Personal, permanent changes in a household’s energy use can be one of the most effective ways to combat climate change. By making our own transition to cleaner energy, we can encourage those around us to do the same. While personal renewable energy and energy efficient appliances began as expensive luxuries, rapid innovation has made these innovations significantly more affordable and accessible.
Our goal is to keep making renewable energy and energy efficient appliances and home insulation and design more readily available for all households and businesses. We do this by defending rooftop solar, incentivizing battery storage options, educating others on energy efficient upgrades they can make, and promoting legislation that will encourage the growth of this industry. To be successful, we work side-by-side with lawmakers to create better policy, negotiate with the utility to protect ratepayers, and empower the public to help make these changes.
Rooftop solar has been a rollercoaster here in Utah over the last few years, with HEAL locked into the front seat of the ride. Throughout 2016 and 2017, we were involved in the state’s major rooftop solar negotiation with Rocky Mountain Power (RMP), the solar industry, the Public Service Commission (PSC), and the governor’s office. RMP proposed three significant electric rate increases to rooftop solar users, based on an incomprehensive study they did and claims that rooftop solar costs them too much. These proposed changes, which included reducing the export rate (the amount homeowners are paid for adding solar power to the system) and adding a demand charge and energy charge, would have hurt solar customers to the point that Utah’s solar industry would no longer be sustainable, as happened in Nevada.
We entered the negotiations in order to defend the future of solar in Utah. By rallying our supporters, who sent postcards and action alerts and showed up in the hundreds to public meetings on this issue, and having a seat at the negotiating table, we were able to come to a settlement on solar.
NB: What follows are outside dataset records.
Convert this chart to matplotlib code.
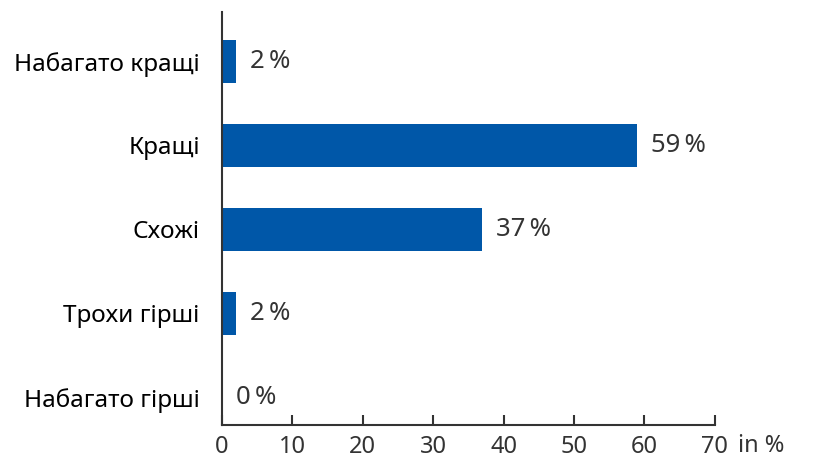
import matplotlib
matplotlib.use("Agg")
import matplotlib.pyplot as plt

categories = ["Набагато кращі", "Кращі", "Схожі", "Трохи гірші", "Набагато гірші"]
values = [2, 59, 37, 2, 0]
xticks = [0, 10, 20, 30, 40, 50, 60, 70]

plt.rcParams['font.family'] = ['Noto Sans', 'DejaVu Sans']
txt = '#333333'

fig = plt.figure(figsize=(8.14, 4.61), dpi=100)
ax = fig.add_axes([0.2727, 0.078, 0.878 - 0.2727, 0.974 - 0.078])

pos = list(range(len(categories)))
ax.barh(pos, values, height=0.51, color='#0057A8', edgecolor='none')
for p, v in zip(pos, values):
    ax.annotate(f"{v}\u2009%", xy=(v, p), xytext=(10, 0), textcoords='offset points',
                va='center', ha='left', fontsize=18.5, color=txt)

ax.set_ylim(4.33, -0.59)
ax.set_xlim(0, 70)
ax.set_xticks(xticks)
ax.set_xticklabels([str(t) for t in xticks], fontsize=17, color=txt)
ax.set_yticks(pos)
ax.set_yticklabels(categories, fontsize=17.5, color='black')
ax.tick_params(axis='y', length=0, pad=16)
ax.tick_params(axis='x', direction='in', length=7, width=1.5, color=txt, pad=7)
for s in ['top', 'right']:
    ax.spines[s].set_visible(False)
for s in ['left', 'bottom']:
    ax.spines[s].set_linewidth(1.5)
    ax.spines[s].set_color(txt)

fig.text(738 / 814, 1 - 446 / 461, "in %", fontsize=17, color=txt, va='center', ha='left')

fig.savefig("out.png", dpi=100)
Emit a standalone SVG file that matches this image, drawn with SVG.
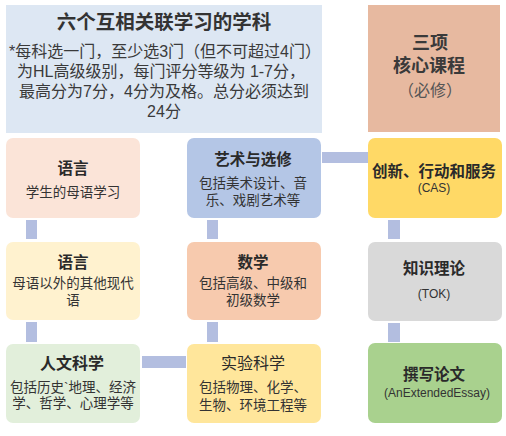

While it’s not perfect, it’s a vast improvement from what was originally proposed. The settlement dictates that current solar customers can keep their rates until 2035, that the proposed rate changes were decreased or eliminated all together, and that RMP must conduct a new solar study that takes into account many more factors than before. We expect this study will be released in the spring of 2019, at which time we will rise to the occasion once again to do all we can to ensure rooftop solar can survive and thrive in Utah.
Renewable energy skeptics like to point out that the wind doesn’t always blow and the sun doesn’t always shine. This used to be a legitimate problem, as was the question of what to do with extra energy when the sun or wind is strong. Energy storage, such as high-performing batteries, is the answer to these questions, allowing excess energy to be stored and then used as needed. Giving households and businesses access to battery storage will increase renewable energy’s reliability. While battery storage is currently inaccessible for many due to cost barriers, it’s on the same trajectory that wind and solar have been: as a new technology it begins with a high price point, but with rising demand, increasing technological innovations, and the market, massive price reductions occur making the technology a realistic appliance for many.
We anticipate, based on market projections, that battery storage is indeed on this pathway but we think that we can help accelerate this price drop to increase the adoption of battery storage. We will be pushing a business and residential battery storage tax credit in the 2019 session while educating decision makers and the utility about how battery storage can help our electricity grid. Our ultimate goal is to make battery storage affordable and accessible to as many people as possible so that they can make personal transitions to renewable energy that are more comprehensive.
Using energy efficient appliances and improving insulation allows our homes and businesses to use less energy, which helps both our environment and utility bills! Despite the war waged on rooftop solar, Utah’s utilities often promote residential and business energy efficiency measures. We know this has been successful because, despite the massive population growth in Utah, our electricity demand has remained fairly level, meaning people are using their energy more efficiently. Through public education campaigns and a utility program called Watt Smart, Rocky Mountain Power has encouraged homes and commercial buildings to upgrade to energy efficient appliances. We are continually working with the utility, policymakers, and regulators to push for more energy efficient measures in Utah while also providing the public with educational resources about how they can make their homes and businesses more energy efficient.